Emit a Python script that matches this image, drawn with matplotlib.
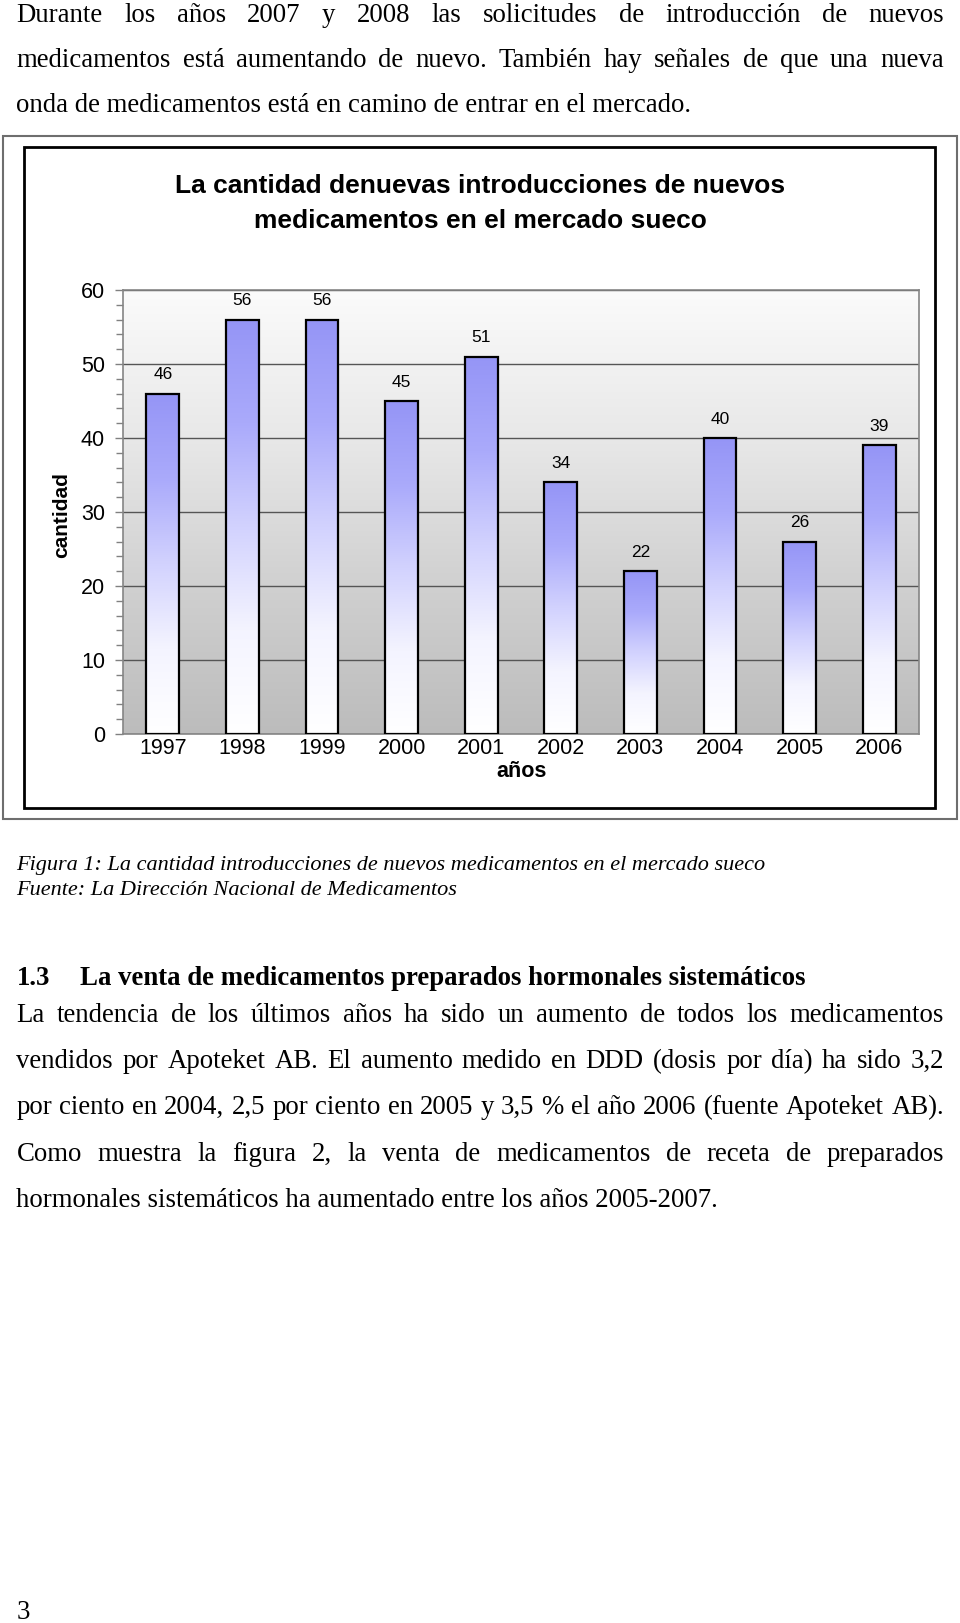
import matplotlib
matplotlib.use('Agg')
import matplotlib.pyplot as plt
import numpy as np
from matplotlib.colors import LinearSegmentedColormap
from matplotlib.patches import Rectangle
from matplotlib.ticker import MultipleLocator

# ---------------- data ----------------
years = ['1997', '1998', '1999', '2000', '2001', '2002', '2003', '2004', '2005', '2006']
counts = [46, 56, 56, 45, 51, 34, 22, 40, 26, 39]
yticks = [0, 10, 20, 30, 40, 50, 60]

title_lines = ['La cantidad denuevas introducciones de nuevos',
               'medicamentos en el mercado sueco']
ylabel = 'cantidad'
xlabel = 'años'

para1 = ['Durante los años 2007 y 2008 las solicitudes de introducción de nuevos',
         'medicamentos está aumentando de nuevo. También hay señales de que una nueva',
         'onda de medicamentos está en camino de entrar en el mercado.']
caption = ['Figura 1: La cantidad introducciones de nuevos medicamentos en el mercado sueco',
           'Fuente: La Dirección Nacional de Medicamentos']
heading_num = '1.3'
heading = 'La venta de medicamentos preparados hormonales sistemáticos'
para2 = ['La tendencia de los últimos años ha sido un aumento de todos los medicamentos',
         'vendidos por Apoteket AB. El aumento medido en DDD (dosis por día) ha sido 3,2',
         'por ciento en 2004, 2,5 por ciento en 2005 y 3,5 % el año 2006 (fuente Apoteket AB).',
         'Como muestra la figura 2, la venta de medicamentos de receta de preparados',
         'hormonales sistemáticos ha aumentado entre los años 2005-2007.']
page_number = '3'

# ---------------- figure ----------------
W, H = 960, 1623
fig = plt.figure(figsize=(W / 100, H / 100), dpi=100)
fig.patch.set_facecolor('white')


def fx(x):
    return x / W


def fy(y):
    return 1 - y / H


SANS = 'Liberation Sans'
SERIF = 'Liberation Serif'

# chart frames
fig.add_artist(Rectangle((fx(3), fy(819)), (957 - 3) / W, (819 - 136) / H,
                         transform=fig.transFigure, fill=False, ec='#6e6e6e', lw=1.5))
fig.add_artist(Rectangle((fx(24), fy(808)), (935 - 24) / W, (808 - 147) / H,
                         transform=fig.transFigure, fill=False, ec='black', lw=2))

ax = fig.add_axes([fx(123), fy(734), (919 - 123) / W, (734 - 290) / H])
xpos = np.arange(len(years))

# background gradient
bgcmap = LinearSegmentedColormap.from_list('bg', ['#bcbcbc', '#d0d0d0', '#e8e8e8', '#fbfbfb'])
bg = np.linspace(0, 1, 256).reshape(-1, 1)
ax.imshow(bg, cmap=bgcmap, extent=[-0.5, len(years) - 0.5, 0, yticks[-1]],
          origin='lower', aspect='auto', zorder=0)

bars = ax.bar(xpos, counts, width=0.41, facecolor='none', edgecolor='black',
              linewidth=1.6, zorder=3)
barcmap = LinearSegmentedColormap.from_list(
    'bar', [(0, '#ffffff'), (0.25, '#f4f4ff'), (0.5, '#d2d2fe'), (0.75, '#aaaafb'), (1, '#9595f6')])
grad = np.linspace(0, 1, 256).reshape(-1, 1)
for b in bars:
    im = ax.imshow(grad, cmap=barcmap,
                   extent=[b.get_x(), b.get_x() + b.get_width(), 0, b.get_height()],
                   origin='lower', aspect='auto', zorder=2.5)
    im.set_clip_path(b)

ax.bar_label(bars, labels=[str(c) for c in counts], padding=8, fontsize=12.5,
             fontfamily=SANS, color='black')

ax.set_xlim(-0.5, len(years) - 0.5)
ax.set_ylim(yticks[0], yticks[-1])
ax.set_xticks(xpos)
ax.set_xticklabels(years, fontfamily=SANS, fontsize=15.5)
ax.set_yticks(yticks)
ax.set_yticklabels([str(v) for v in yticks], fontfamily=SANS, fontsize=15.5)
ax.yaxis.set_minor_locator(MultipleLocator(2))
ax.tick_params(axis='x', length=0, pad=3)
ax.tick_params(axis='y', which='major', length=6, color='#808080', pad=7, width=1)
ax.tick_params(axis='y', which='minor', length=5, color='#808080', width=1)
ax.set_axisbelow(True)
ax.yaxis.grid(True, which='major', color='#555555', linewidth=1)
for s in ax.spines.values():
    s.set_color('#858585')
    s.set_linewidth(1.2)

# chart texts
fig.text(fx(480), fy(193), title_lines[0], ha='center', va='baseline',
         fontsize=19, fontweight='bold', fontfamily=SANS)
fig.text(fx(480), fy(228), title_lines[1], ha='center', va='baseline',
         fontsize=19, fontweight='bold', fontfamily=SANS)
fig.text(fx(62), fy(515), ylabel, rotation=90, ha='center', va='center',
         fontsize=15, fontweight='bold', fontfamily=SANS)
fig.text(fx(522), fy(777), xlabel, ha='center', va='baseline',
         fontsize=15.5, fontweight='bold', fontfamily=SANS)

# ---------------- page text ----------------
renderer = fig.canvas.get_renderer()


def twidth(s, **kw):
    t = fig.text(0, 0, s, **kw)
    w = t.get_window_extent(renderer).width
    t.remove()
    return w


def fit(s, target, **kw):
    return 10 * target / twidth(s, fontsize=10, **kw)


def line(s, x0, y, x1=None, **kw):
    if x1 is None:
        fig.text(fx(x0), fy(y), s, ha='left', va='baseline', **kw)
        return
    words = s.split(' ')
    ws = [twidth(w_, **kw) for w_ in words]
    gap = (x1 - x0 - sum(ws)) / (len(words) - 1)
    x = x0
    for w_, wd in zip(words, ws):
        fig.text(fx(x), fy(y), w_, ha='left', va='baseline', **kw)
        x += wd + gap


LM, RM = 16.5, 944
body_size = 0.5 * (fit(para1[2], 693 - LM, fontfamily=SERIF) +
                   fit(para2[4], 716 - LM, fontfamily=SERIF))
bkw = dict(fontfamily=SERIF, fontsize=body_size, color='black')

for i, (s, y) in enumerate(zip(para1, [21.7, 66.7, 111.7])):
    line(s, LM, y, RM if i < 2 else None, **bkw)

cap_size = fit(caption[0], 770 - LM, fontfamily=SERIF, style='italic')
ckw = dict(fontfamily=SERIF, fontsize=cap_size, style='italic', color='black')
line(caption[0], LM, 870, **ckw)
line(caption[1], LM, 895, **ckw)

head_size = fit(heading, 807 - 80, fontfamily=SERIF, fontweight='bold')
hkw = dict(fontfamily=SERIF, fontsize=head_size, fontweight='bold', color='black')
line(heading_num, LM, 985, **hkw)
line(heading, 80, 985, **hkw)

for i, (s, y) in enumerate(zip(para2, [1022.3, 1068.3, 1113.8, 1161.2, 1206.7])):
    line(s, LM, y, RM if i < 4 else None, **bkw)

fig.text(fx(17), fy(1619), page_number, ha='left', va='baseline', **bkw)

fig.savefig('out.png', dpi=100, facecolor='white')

____________

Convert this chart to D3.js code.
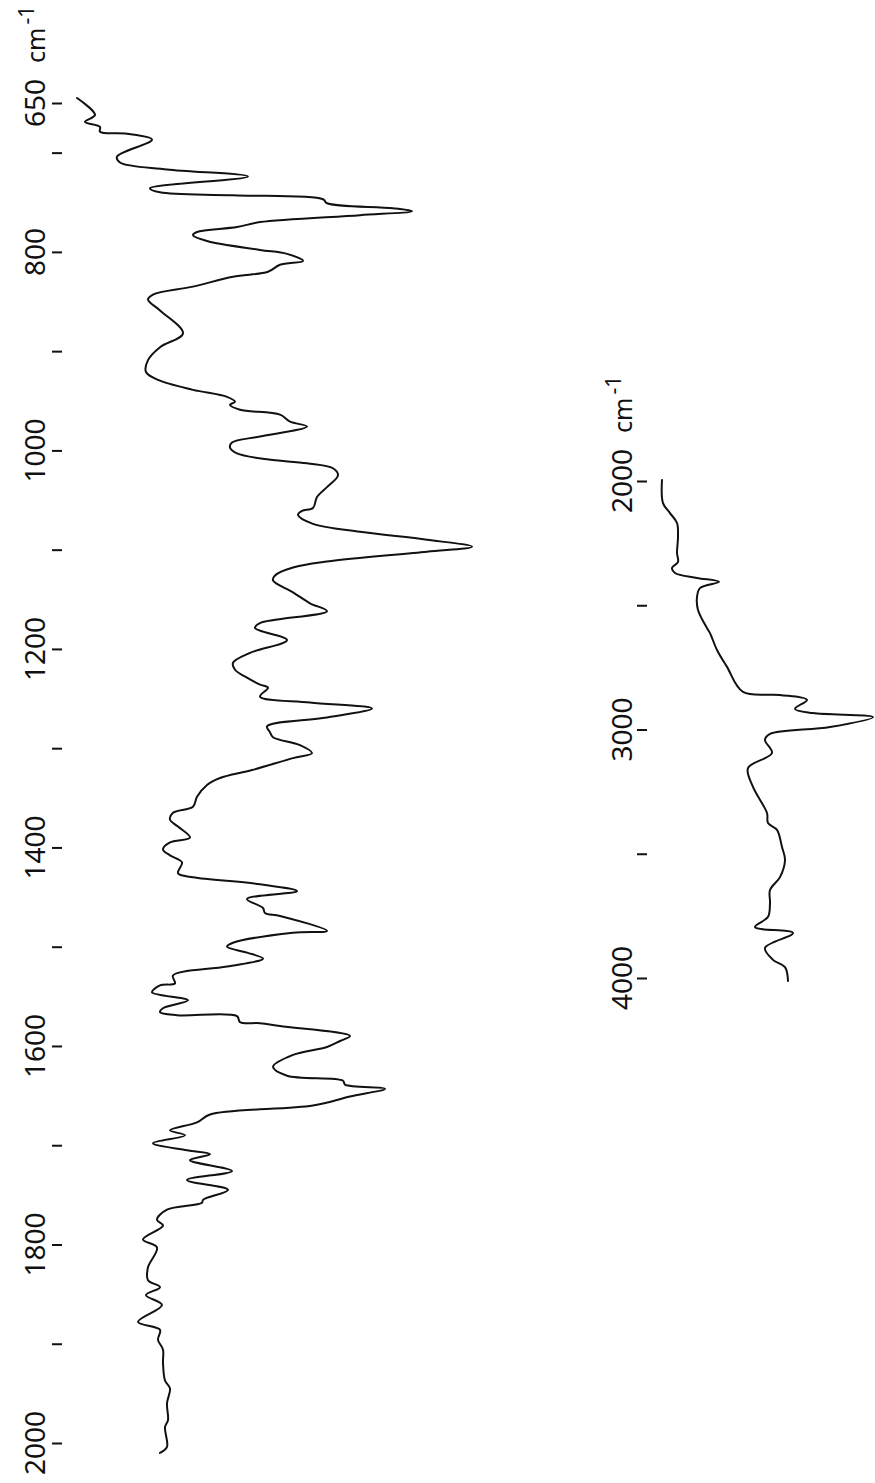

____________

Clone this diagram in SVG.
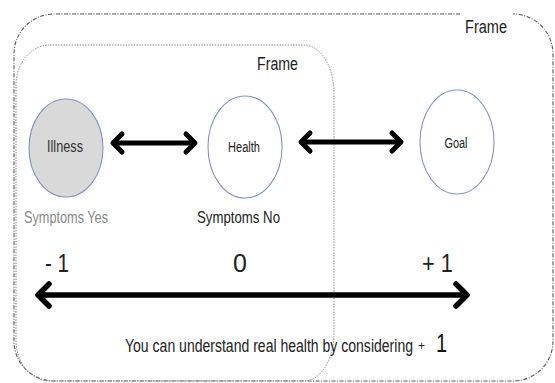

____________

WRITTEN EXERCISE
Copy out every line of the data that includes "this".

THE SOLUTION
Emit a Python script that matches this image, drawn with matplotlib.
Convert this chart to D3.js code.
Clone this diagram in SVG.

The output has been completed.